“It is a truth universally acknowledged that a single man in possession of a good fortune must be in want of a wife.” This is the first line of Jane Austen’s novel “Pride and Prejudice” and it is perhaps one of the most recognized lines in all of literature. It is right up there with “Call me Ishmael” from Herman Melville’s “Moby Dick,” Leo Tolstoy’s opening line in “Anna Karenina” – “Happy families are all alike; every unhappy family is unhappy in its own way” – and of course “Amelia Bedelia must look for a new job!” by Peggy Parish. I have always strongly identified with Amelia because of our alternative approaches to domestic tasks.

Though I think Jane Austen’s opening passage is a remarkable one, I do not know if it has managed to remain valid over the course of a hundred years. This line definitely does not apply to the society of college. Perhaps something more like – it is a truth universally acknowledged that a guy who has had five or six beers on a Saturday night is probably in want of some ass. The language isn’t quite as rich, but I think it conveys a point.

Sometimes I really do wish that things were as elegant and proper as they were in the time of Jane Austen, circa the early 1800s.

I wish we used words like “felicity,” “scruples” and “vither” in our everyday vernacular. I just took the GRE’s – maybe more than twice – which required me to pump up my vocabulary knowledge. At first this was annoying but then I really got into running over to the dictionary anytime I didn’t know a word and trying to slip it into daily conversation, for example the word “cadge.” My friend Phil is a cadger. If you don’t know what that means then go look it up and you will be in on the secret about Phil.

Now, though I do consider myself a rather technologically savvy girl – I can’t write an article without mentioning my iPod – I think I would have been quite content with the quiet peacefulness of the society of aristocratic Jane Austen England.

Basically by the time you were 13 you were looked at as a candidate to be someone’s wife so all day you were required to boost your resum. This included extensive reading, archery practice, making sure you sat up really, really straight and practicing an instrument, most likely a piano.

Well, I love to read, have suitable posture and can play a diverse array of songs on the piano – everything from the theme from “Jaws” to the “Flight of the Bumblebee.” If I had busted out a little Billy Joel at one of those parties people would have just been fawning over me and some guy named Darcy would have been professing his love to me in the pouring rain.

Also, because there was no electricity, which as all you scientific people know meant no television, stereos or video games, there wasn’t a lot to do except gossip about people.

Jane Austen was the quintessential gossip. She observed the elaborate social customs of the people in her surroundings and then wittily made fun of them in her books.

I love to gossip and often get myself in huge trouble because some of my friends don’t appreciate when I told others something they would have preferred not to be spread. I look at gossip as a public service if you will. They look at it as secrets that are meant to be kept private but tomato, “tomaaato.” Basically the more scandalous information you knew about someone back then, the more popular you were.

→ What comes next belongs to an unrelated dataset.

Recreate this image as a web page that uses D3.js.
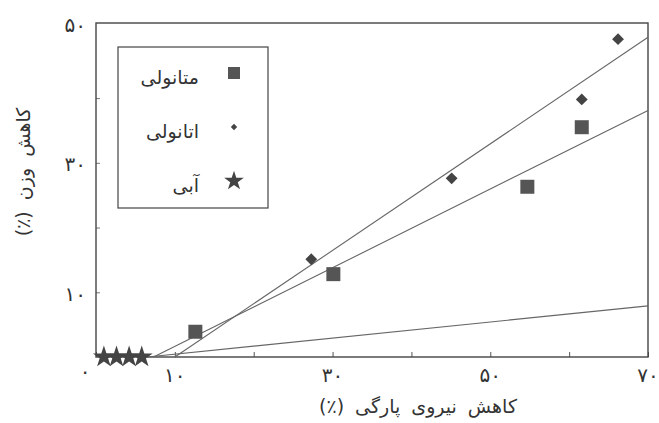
<!DOCTYPE html>
<html>
<head>
<meta charset="utf-8">
<script src="https://cdn.jsdelivr.net/npm/d3@7"></script>
<style>
  body { margin: 0; background: #fff; }
  text { font-family: "DejaVu Sans", sans-serif; fill: #333; }
</style>
</head>
<body>
<svg id="chart" width="659" height="423"></svg>
<script>
// values
const methanolX = [12.6, 30.1, 54.7, 61.6];
const methanolY = [3.9, 12.8, 26.3, 35.5];
const ethanolX = [27.3, 45.1, 61.6, 66.2];
const ethanolY = [15.1, 27.6, 39.8, 49.1];
const waterX = [1.0, 2.6, 4.2, 5.8];
const waterY = [0, 0, 0, 0];
// fitted lines: [x0, y0, x1, y1]
const methanolFit = [7.3, 0, 70, 38.1];
const ethanolFit = [10, 0, 70, 49.4];
const waterFit = [6.5, 0, 70, 7.9];

const xTicks = [0, 10, 20, 30, 40, 50, 60, 70];
const xLabels = [10, 30, 50, 70];
const yTicks = [10, 20, 30, 40];
const yLabels = [10, 30, 50];

const legendNames = ["متانولی", "اتانولی", "آبی"];
const xTitle = "کاهش نیروی پارگی (٪)";
const yTitle = "کاهش وزن (٪)";

const fa = d => String(d).replace(/\d/g, c => "۰۱۲۳۴۵۶۷۸۹"[+c]);

const margin = { left: 96, right: 11, top: 23, bottom: 66 };
const width = 659, height = 423;
const svg = d3.select("#chart");

const x = d3.scaleLinear().domain([0, 70]).range([margin.left, width - margin.right]);
const y = d3.scaleLinear().domain([0, 51.6]).range([height - margin.bottom, margin.top]);

// ticks pointing inward
svg.append("g")
  .attr("transform", "translate(0," + y(0) + ")")
  .call(d3.axisBottom(x).tickValues(xTicks).tickSize(-5).tickFormat(""))
  .call(g => g.select(".domain").remove())
  .selectAll("line").attr("stroke", "#555");

svg.append("g")
  .attr("transform", "translate(" + x(0) + ",0)")
  .call(d3.axisLeft(y).tickValues(yTicks).tickSize(-4).tickFormat(""))
  .call(g => g.select(".domain").remove())
  .selectAll("line").attr("stroke", "#777");

// frame
svg.append("rect")
  .attr("x", x(0)).attr("y", y.range()[1])
  .attr("width", x(70) - x(0)).attr("height", y(0) - y.range()[1])
  .attr("fill", "none").attr("stroke", "#444").attr("stroke-width", 1.4);

// tick labels
svg.selectAll(".xl").data(xLabels).enter().append("text")
  .attr("x", d => x(d)).attr("y", 376)
  .attr("text-anchor", "middle").attr("dominant-baseline", "middle")
  .attr("font-size", 20).text(fa);
svg.append("text").attr("x", 85).attr("y", 372)
  .attr("text-anchor", "middle").attr("dominant-baseline", "middle")
  .attr("font-size", 20).text(fa(0));

svg.selectAll(".yl").data(yLabels).enter().append("text")
  .attr("x", 86).attr("y", d => d === 50 ? 26 : y(d) + 3)
  .attr("text-anchor", "end").attr("dominant-baseline", "middle")
  .attr("font-size", 20).text(fa);

// axis titles
svg.append("text").attr("x", 418).attr("y", 407)
  .attr("text-anchor", "middle").attr("dominant-baseline", "middle")
  .attr("font-size", 19).attr("word-spacing", 5).attr("direction", "rtl").text(xTitle);
svg.append("text")
  .attr("transform", "translate(24,172) rotate(-90)")
  .attr("text-anchor", "middle").attr("dominant-baseline", "middle")
  .attr("font-size", 19).attr("word-spacing", 5).attr("direction", "rtl").text(yTitle);

// fitted lines
[methanolFit, ethanolFit, waterFit].forEach(f => {
  svg.append("line")
    .attr("x1", x(f[0])).attr("y1", y(f[1]))
    .attr("x2", x(f[2])).attr("y2", y(f[3]))
    .attr("stroke", "#666").attr("stroke-width", 1.1);
});

// markers
const sym = (type, size) => d3.symbol().type(type).size(size)();
function drawPoints(xs, ys, path, fill, rot) {
  svg.selectAll(null).data(xs).enter().append("path")
    .attr("d", path)
    .attr("transform", (d, i) => "translate(" + x(d) + "," + y(ys[i]) + ") rotate(" + (rot || 0) + ")")
    .attr("fill", fill);
}
drawPoints(waterX, waterY, sym(d3.symbolStar, 150), "#444");
drawPoints(methanolX, methanolY, sym(d3.symbolSquare, 196), "#555");
drawPoints(ethanolX, ethanolY, sym(d3.symbolSquare, 70), "#444", 45);

// legend
const lg = svg.append("g");
lg.append("rect").attr("x", 118).attr("y", 47).attr("width", 150).attr("height", 161)
  .attr("fill", "#fff").attr("stroke", "#444").attr("stroke-width", 1.2);
const legendSyms = [sym(d3.symbolSquare, 144), sym(d3.symbolSquare, 20), sym(d3.symbolStar, 120)];
const legendRot = [0, 45, 0];
const legendY = [73, 127, 181];
legendNames.forEach((name, i) => {
  lg.append("path").attr("d", legendSyms[i])
    .attr("transform", "translate(234," + legendY[i] + ") rotate(" + legendRot[i] + ")")
    .attr("fill", i === 0 ? "#555" : "#444");
  lg.append("text").attr("x", 199).attr("y", legendY[i] + 5)
    .attr("text-anchor", "end").attr("dominant-baseline", "middle")
    .attr("font-size", 19).text(name);
});
</script>
</body>
</html>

I would like to say that the character I most identify with would be Elizabeth Bennett, the protagonist of “Pride and Prejudice” because of the way she was able to put the proud Darcy in his place and still make him fall in love with her by using cunningly clever language. However, I am probably more like Emma, the title character from “Emma.” She was a gossip who stuck her nose in everyone’s business and then got together with her brother-in-law.

Alas they still both got modern movies based on them – “Bridget Jones’s Diary” and “Clueless.” Bridget was a self-loathing alcoholic who was 20 pounds overweight but ended up with Colin Firth. Cher was a Beverly Hills princess who loved to give her friends make-overs and went shopping everyday but ended up with Paul Rudd. I’d say either of those outcomes are fine with me and would provide me with much felicity and vigor.